**Dataset section**
○ ○ ○

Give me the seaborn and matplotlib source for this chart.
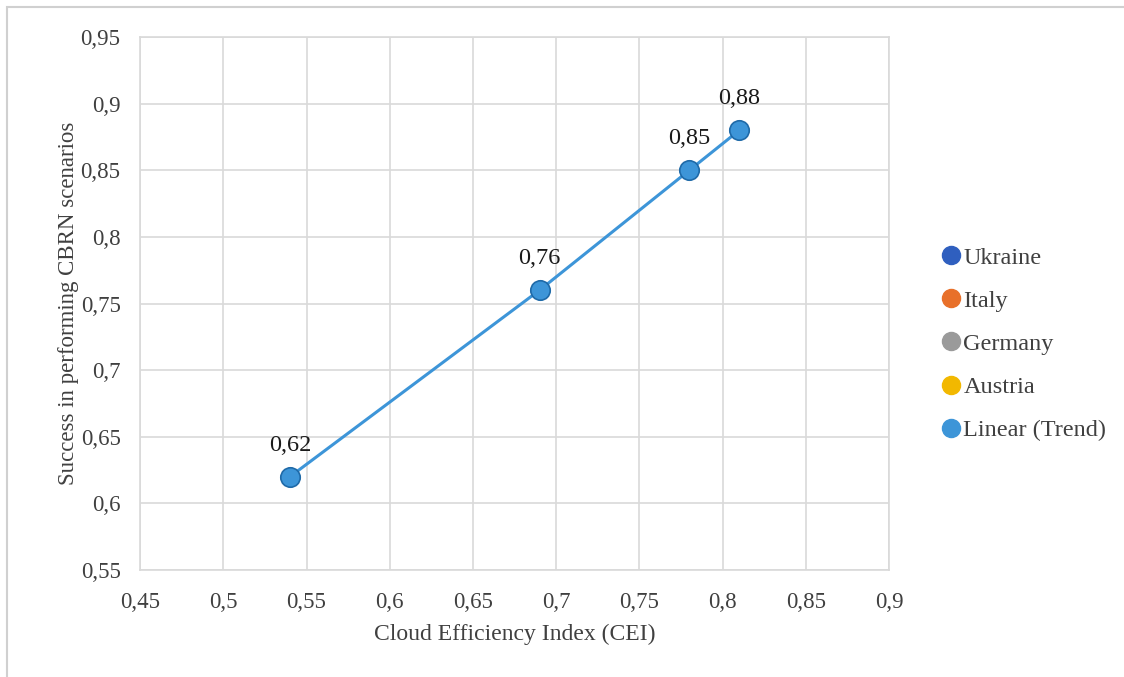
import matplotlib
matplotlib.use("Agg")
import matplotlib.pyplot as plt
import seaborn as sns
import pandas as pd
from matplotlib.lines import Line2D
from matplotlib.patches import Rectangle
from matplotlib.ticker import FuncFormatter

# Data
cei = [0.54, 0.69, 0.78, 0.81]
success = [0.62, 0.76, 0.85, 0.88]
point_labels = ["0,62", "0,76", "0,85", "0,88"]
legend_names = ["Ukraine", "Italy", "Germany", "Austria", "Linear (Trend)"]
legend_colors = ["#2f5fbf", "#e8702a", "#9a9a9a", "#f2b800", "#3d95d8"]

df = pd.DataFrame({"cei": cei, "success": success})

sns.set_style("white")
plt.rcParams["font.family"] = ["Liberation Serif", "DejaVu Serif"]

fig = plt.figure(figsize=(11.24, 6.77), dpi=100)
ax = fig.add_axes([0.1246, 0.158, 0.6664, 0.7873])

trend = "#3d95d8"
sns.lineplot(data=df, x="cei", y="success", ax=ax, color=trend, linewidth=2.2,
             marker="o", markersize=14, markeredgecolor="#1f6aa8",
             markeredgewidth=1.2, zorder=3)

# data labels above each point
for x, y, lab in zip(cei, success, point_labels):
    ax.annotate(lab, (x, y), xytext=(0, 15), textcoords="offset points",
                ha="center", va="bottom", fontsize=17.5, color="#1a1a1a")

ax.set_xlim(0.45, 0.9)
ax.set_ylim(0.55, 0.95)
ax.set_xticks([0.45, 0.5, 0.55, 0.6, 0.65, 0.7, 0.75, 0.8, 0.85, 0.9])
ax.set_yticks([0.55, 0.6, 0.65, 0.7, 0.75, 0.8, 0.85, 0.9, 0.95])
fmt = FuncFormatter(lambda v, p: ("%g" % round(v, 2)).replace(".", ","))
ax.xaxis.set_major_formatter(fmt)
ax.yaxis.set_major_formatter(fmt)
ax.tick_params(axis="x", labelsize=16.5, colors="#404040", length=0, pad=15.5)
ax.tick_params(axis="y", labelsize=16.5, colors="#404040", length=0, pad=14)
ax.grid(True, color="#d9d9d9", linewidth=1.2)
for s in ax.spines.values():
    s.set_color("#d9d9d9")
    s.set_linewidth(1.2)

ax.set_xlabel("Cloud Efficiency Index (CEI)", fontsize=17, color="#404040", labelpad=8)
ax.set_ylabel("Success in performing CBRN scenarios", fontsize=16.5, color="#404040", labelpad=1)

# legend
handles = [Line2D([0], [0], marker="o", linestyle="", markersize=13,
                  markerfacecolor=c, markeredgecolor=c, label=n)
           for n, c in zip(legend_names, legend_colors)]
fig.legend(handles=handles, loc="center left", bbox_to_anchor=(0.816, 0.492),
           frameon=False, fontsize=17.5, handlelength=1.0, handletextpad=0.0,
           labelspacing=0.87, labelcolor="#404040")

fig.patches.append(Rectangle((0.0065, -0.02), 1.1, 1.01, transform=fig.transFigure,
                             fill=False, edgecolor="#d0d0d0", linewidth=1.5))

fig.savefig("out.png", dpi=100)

○ ○ ○

**Exercise requirements**
Omit pictures; set down the rest of the material word for word.

**Response to this task**
Give me the seaborn and matplotlib source for this chart.
import matplotlib
matplotlib.use("Agg")
import matplotlib.pyplot as plt
import seaborn as sns
import pandas as pd
from matplotlib.lines import Line2D
from matplotlib.patches import Rectangle
from matplotlib.ticker import FuncFormatter

# Data
cei = [0.54, 0.69, 0.78, 0.81]
success = [0.62, 0.76, 0.85, 0.88]
point_labels = ["0,62", "0,76", "0,85", "0,88"]
legend_names = ["Ukraine", "Italy", "Germany", "Austria", "Linear (Trend)"]
legend_colors = ["#2f5fbf", "#e8702a", "#9a9a9a", "#f2b800", "#3d95d8"]

df = pd.DataFrame({"cei": cei, "success": success})

sns.set_style("white")
plt.rcParams["font.family"] = ["Liberation Serif", "DejaVu Serif"]

fig = plt.figure(figsize=(11.24, 6.77), dpi=100)
ax = fig.add_axes([0.1246, 0.158, 0.6664, 0.7873])

trend = "#3d95d8"
sns.lineplot(data=df, x="cei", y="success", ax=ax, color=trend, linewidth=2.2,
             marker="o", markersize=14, markeredgecolor="#1f6aa8",
             markeredgewidth=1.2, zorder=3)

# data labels above each point
for x, y, lab in zip(cei, success, point_labels):
    ax.annotate(lab, (x, y), xytext=(0, 15), textcoords="offset points",
                ha="center", va="bottom", fontsize=17.5, color="#1a1a1a")

ax.set_xlim(0.45, 0.9)
ax.set_ylim(0.55, 0.95)
ax.set_xticks([0.45, 0.5, 0.55, 0.6, 0.65, 0.7, 0.75, 0.8, 0.85, 0.9])
ax.set_yticks([0.55, 0.6, 0.65, 0.7, 0.75, 0.8, 0.85, 0.9, 0.95])
fmt = FuncFormatter(lambda v, p: ("%g" % round(v, 2)).replace(".", ","))
ax.xaxis.set_major_formatter(fmt)
ax.yaxis.set_major_formatter(fmt)
ax.tick_params(axis="x", labelsize=16.5, colors="#404040", length=0, pad=15.5)
ax.tick_params(axis="y", labelsize=16.5, colors="#404040", length=0, pad=14)
ax.grid(True, color="#d9d9d9", linewidth=1.2)
for s in ax.spines.values():
    s.set_color("#d9d9d9")
    s.set_linewidth(1.2)

ax.set_xlabel("Cloud Efficiency Index (CEI)", fontsize=17, color="#404040", labelpad=8)
ax.set_ylabel("Success in performing CBRN scenarios", fontsize=16.5, color="#404040", labelpad=1)

# legend
handles = [Line2D([0], [0], marker="o", linestyle="", markersize=13,
                  markerfacecolor=c, markeredgecolor=c, label=n)
           for n, c in zip(legend_names, legend_colors)]
fig.legend(handles=handles, loc="center left", bbox_to_anchor=(0.816, 0.492),
           frameon=False, fontsize=17.5, handlelength=1.0, handletextpad=0.0,
           labelspacing=0.87, labelcolor="#404040")

fig.patches.append(Rectangle((0.0065, -0.02), 1.1, 1.01, transform=fig.transFigure,
                             fill=False, edgecolor="#d0d0d0", linewidth=1.5))

fig.savefig("out.png", dpi=100)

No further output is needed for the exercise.